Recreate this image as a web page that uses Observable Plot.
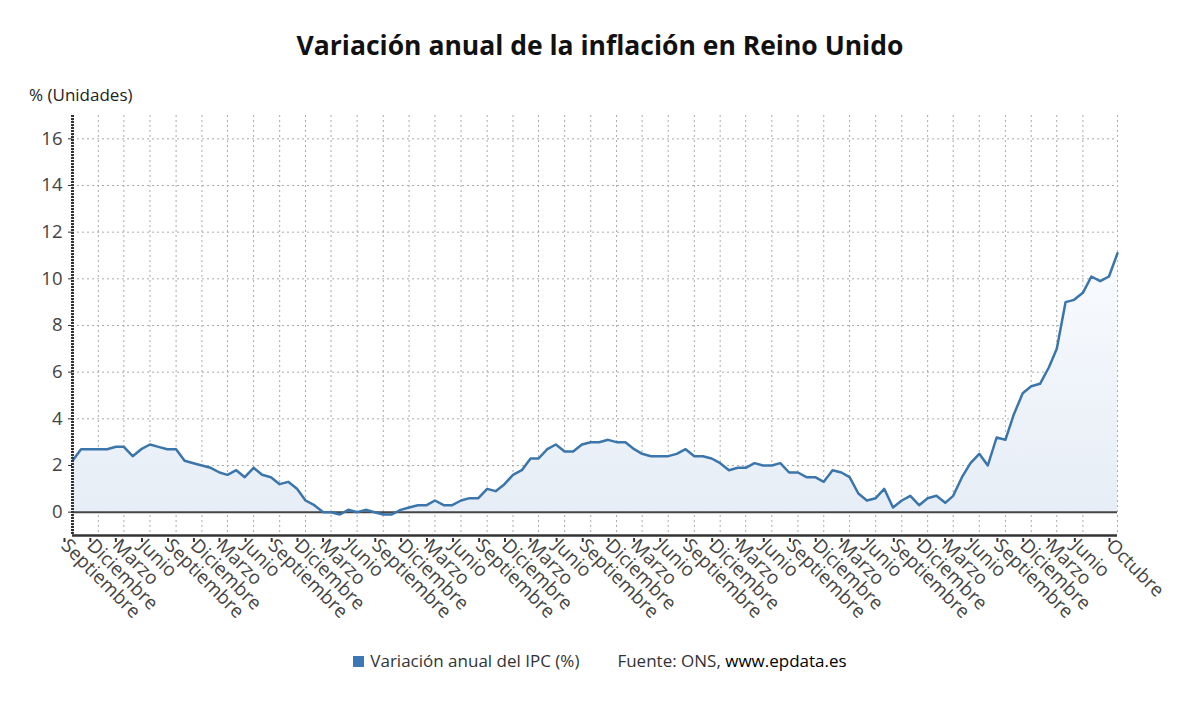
<!DOCTYPE html>
<html>
<head>
<meta charset="utf-8">
<script src="https://cdn.jsdelivr.net/npm/d3@7"></script>
<script src="https://cdn.jsdelivr.net/npm/@observablehq/plot@0.6"></script>
<style>
  html, body { margin: 0; padding: 0; background: #fff; }
  body { width: 1200px; height: 705px; position: relative; overflow: hidden; font-family: "Open Sans", "Noto Sans", sans-serif; }
  #title { position: absolute; top: 27px; left: 0; width: 1200px; text-align: center; font-size: 26.5px; font-weight: 700; color: #111; }
  #unit { position: absolute; top: 83px; left: 29px; font-size: 17px; color: #222; }
  #chart { position: absolute; top: 100px; left: 0; }
  #legend { position: absolute; top: 649px; left: 0; width: 1200px; text-align: center; font-size: 17px; color: #333; }
  #legend .sw { display: inline-block; width: 11px; height: 11px; background: #3b78b4; margin-right: 6px; vertical-align: 0px; }
  #legend .src { margin-left: 38px; }
  #legend b { font-weight: 400; color: #000; }
</style>
</head>
<body>
<div id="title">Variación anual de la inflación en Reino Unido</div>
<div id="unit">% (Unidades)</div>
<div id="chart"></div>
<div id="legend"><span class="sw"></span>Variación anual del IPC (%)<span class="src">Fuente: ONS, <b>www.epdata.es</b></span></div>
<script>
// Monthly CPI annual rate, UK, September 2012 .. October 2022
const startMonth = "2012-09-01";
const ipc = [
  2.2, 2.7, 2.7, 2.7,                                      // 2012 Sep-Dec
  2.7, 2.8, 2.8, 2.4, 2.7, 2.9, 2.8, 2.7, 2.7, 2.2, 2.1, 2.0, // 2013
  1.9, 1.7, 1.6, 1.8, 1.5, 1.9, 1.6, 1.5, 1.2, 1.3, 1.0, 0.5, // 2014
  0.3, 0.0, 0.0, -0.1, 0.1, 0.0, 0.1, 0.0, -0.1, -0.1, 0.1, 0.2, // 2015
  0.3, 0.3, 0.5, 0.3, 0.3, 0.5, 0.6, 0.6, 1.0, 0.9, 1.2, 1.6, // 2016
  1.8, 2.3, 2.3, 2.7, 2.9, 2.6, 2.6, 2.9, 3.0, 3.0, 3.1, 3.0, // 2017
  3.0, 2.7, 2.5, 2.4, 2.4, 2.4, 2.5, 2.7, 2.4, 2.4, 2.3, 2.1, // 2018
  1.8, 1.9, 1.9, 2.1, 2.0, 2.0, 2.1, 1.7, 1.7, 1.5, 1.5, 1.3, // 2019
  1.8, 1.7, 1.5, 0.8, 0.5, 0.6, 1.0, 0.2, 0.5, 0.7, 0.3, 0.6, // 2020
  0.7, 0.4, 0.7, 1.5, 2.1, 2.5, 2.0, 3.2, 3.1, 4.2, 5.1, 5.4, // 2021
  5.5, 6.2, 7.0, 9.0, 9.1, 9.4, 10.1, 9.9, 10.1, 11.1         // 2022 Jan-Oct
];
const monthNames = ["Enero","Febrero","Marzo","Abril","Mayo","Junio","Julio","Agosto","Septiembre","Octubre","Noviembre","Diciembre"];
// x tick positions (month offsets from start) – every quarter plus the last month
const tickOffsets = [0,3,6,9,12,15,18,21,24,27,30,33,36,39,42,45,48,51,54,57,60,63,66,69,72,75,78,81,84,87,90,93,96,99,102,105,108,111,114,117,121];
const yTicks = [0, 2, 4, 6, 8, 10, 12, 14, 16];

const start = new Date(startMonth + "T00:00:00Z");
const data = ipc.map((v, i) => ({ date: d3.utcMonth.offset(start, i), value: v }));
const tickDates = tickOffsets.map(o => d3.utcMonth.offset(start, o));

const gradient = () => {
  const svgNS = "http://www.w3.org/2000/svg";
  const defs = document.createElementNS(svgNS, "defs");
  defs.innerHTML = `<linearGradient id="fillgrad" x1="0" y1="0" x2="0" y2="1">
      <stop offset="0" stop-color="#f9fbfe"/>
      <stop offset="1" stop-color="#e6edf6"/>
    </linearGradient>`;
  return defs;
};

const chart = Plot.plot({
  width: 1200,
  height: 540,
  marginLeft: 72,
  marginRight: 83,
  marginTop: 15,
  marginBottom: 105,
  style: { fontFamily: "'Open Sans', 'Noto Sans', sans-serif", fontSize: "18px", color: "#444", background: "transparent" },
  x: { type: "utc", domain: [data[0].date, data[data.length - 1].date], label: null },
  y: { domain: [-1, 17], label: null },
  marks: [
    gradient,
    Plot.gridY(yTicks, { stroke: "#aaa", strokeOpacity: 1, strokeDasharray: "2,3", strokeWidth: 1 }),
    Plot.gridX(tickDates, { stroke: "#aaa", strokeOpacity: 1, strokeDasharray: "2,3", strokeWidth: 1 }),
    Plot.areaY(data, { x: "date", y1: 0, y2: "value", fill: "url(#fillgrad)" }),
    Plot.ruleY([0], { stroke: "#444", strokeWidth: 2 }),
    Plot.lineY(data, { x: "date", y: "value", stroke: "#3a75ab", strokeWidth: 2.5 }),
    Plot.ruleY([-1], { stroke: "#333", strokeWidth: 2.5 }),
    Plot.ruleX([data[0].date], { stroke: "#333", strokeWidth: 3, strokeDasharray: "2,1" }),
    Plot.axisY(yTicks, { tickSize: 4, tickPadding: 6, fontSize: 18.5, fill: "#444", stroke: "#333", label: null }),
    Plot.axisX(tickDates, {
      tickSize: 4, stroke: "#333", strokeWidth: 2,
      tickFormat: d => monthNames[d.getUTCMonth()],
      tickRotate: 45, textAnchor: "start", tickPadding: 0,
      dx: -8, dy: 3,
      fontSize: 19, fill: "#444", label: null
    })
  ]
});
document.getElementById("chart").appendChild(chart);
</script>
</body>
</html>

****

INSTRUCTION >>
Copy out each line word for word, please, skipping the images.

THE OUTPUT >>
Recreate this image as a web page that uses Observable Plot.
<!DOCTYPE html>
<html>
<head>
<meta charset="utf-8">
<script src="https://cdn.jsdelivr.net/npm/d3@7"></script>
<script src="https://cdn.jsdelivr.net/npm/@observablehq/plot@0.6"></script>
<style>
  html, body { margin: 0; padding: 0; background: #fff; }
  body { width: 1200px; height: 705px; position: relative; overflow: hidden; font-family: "Open Sans", "Noto Sans", sans-serif; }
  #title { position: absolute; top: 27px; left: 0; width: 1200px; text-align: center; font-size: 26.5px; font-weight: 700; color: #111; }
  #unit { position: absolute; top: 83px; left: 29px; font-size: 17px; color: #222; }
  #chart { position: absolute; top: 100px; left: 0; }
  #legend { position: absolute; top: 649px; left: 0; width: 1200px; text-align: center; font-size: 17px; color: #333; }
  #legend .sw { display: inline-block; width: 11px; height: 11px; background: #3b78b4; margin-right: 6px; vertical-align: 0px; }
  #legend .src { margin-left: 38px; }
  #legend b { font-weight: 400; color: #000; }
</style>
</head>
<body>
<div id="title">Variación anual de la inflación en Reino Unido</div>
<div id="unit">% (Unidades)</div>
<div id="chart"></div>
<div id="legend"><span class="sw"></span>Variación anual del IPC (%)<span class="src">Fuente: ONS, <b>www.epdata.es</b></span></div>
<script>
// Monthly CPI annual rate, UK, September 2012 .. October 2022
const startMonth = "2012-09-01";
const ipc = [
  2.2, 2.7, 2.7, 2.7,                                      // 2012 Sep-Dec
  2.7, 2.8, 2.8, 2.4, 2.7, 2.9, 2.8, 2.7, 2.7, 2.2, 2.1, 2.0, // 2013
  1.9, 1.7, 1.6, 1.8, 1.5, 1.9, 1.6, 1.5, 1.2, 1.3, 1.0, 0.5, // 2014
  0.3, 0.0, 0.0, -0.1, 0.1, 0.0, 0.1, 0.0, -0.1, -0.1, 0.1, 0.2, // 2015
  0.3, 0.3, 0.5, 0.3, 0.3, 0.5, 0.6, 0.6, 1.0, 0.9, 1.2, 1.6, // 2016
  1.8, 2.3, 2.3, 2.7, 2.9, 2.6, 2.6, 2.9, 3.0, 3.0, 3.1, 3.0, // 2017
  3.0, 2.7, 2.5, 2.4, 2.4, 2.4, 2.5, 2.7, 2.4, 2.4, 2.3, 2.1, // 2018
  1.8, 1.9, 1.9, 2.1, 2.0, 2.0, 2.1, 1.7, 1.7, 1.5, 1.5, 1.3, // 2019
  1.8, 1.7, 1.5, 0.8, 0.5, 0.6, 1.0, 0.2, 0.5, 0.7, 0.3, 0.6, // 2020
  0.7, 0.4, 0.7, 1.5, 2.1, 2.5, 2.0, 3.2, 3.1, 4.2, 5.1, 5.4, // 2021
  5.5, 6.2, 7.0, 9.0, 9.1, 9.4, 10.1, 9.9, 10.1, 11.1         // 2022 Jan-Oct
];
const monthNames = ["Enero","Febrero","Marzo","Abril","Mayo","Junio","Julio","Agosto","Septiembre","Octubre","Noviembre","Diciembre"];
// x tick positions (month offsets from start) – every quarter plus the last month
const tickOffsets = [0,3,6,9,12,15,18,21,24,27,30,33,36,39,42,45,48,51,54,57,60,63,66,69,72,75,78,81,84,87,90,93,96,99,102,105,108,111,114,117,121];
const yTicks = [0, 2, 4, 6, 8, 10, 12, 14, 16];

const start = new Date(startMonth + "T00:00:00Z");
const data = ipc.map((v, i) => ({ date: d3.utcMonth.offset(start, i), value: v }));
const tickDates = tickOffsets.map(o => d3.utcMonth.offset(start, o));

const gradient = () => {
  const svgNS = "http://www.w3.org/2000/svg";
  const defs = document.createElementNS(svgNS, "defs");
  defs.innerHTML = `<linearGradient id="fillgrad" x1="0" y1="0" x2="0" y2="1">
      <stop offset="0" stop-color="#f9fbfe"/>
      <stop offset="1" stop-color="#e6edf6"/>
    </linearGradient>`;
  return defs;
};

const chart = Plot.plot({
  width: 1200,
  height: 540,
  marginLeft: 72,
  marginRight: 83,
  marginTop: 15,
  marginBottom: 105,
  style: { fontFamily: "'Open Sans', 'Noto Sans', sans-serif", fontSize: "18px", color: "#444", background: "transparent" },
  x: { type: "utc", domain: [data[0].date, data[data.length - 1].date], label: null },
  y: { domain: [-1, 17], label: null },
  marks: [
    gradient,
    Plot.gridY(yTicks, { stroke: "#aaa", strokeOpacity: 1, strokeDasharray: "2,3", strokeWidth: 1 }),
    Plot.gridX(tickDates, { stroke: "#aaa", strokeOpacity: 1, strokeDasharray: "2,3", strokeWidth: 1 }),
    Plot.areaY(data, { x: "date", y1: 0, y2: "value", fill: "url(#fillgrad)" }),
    Plot.ruleY([0], { stroke: "#444", strokeWidth: 2 }),
    Plot.lineY(data, { x: "date", y: "value", stroke: "#3a75ab", strokeWidth: 2.5 }),
    Plot.ruleY([-1], { stroke: "#333", strokeWidth: 2.5 }),
    Plot.ruleX([data[0].date], { stroke: "#333", strokeWidth: 3, strokeDasharray: "2,1" }),
    Plot.axisY(yTicks, { tickSize: 4, tickPadding: 6, fontSize: 18.5, fill: "#444", stroke: "#333", label: null }),
    Plot.axisX(tickDates, {
      tickSize: 4, stroke: "#333", strokeWidth: 2,
      tickFormat: d => monthNames[d.getUTCMonth()],
      tickRotate: 45, textAnchor: "start", tickPadding: 0,
      dx: -8, dy: 3,
      fontSize: 19, fill: "#444", label: null
    })
  ]
});
document.getElementById("chart").appendChild(chart);
</script>
</body>
</html>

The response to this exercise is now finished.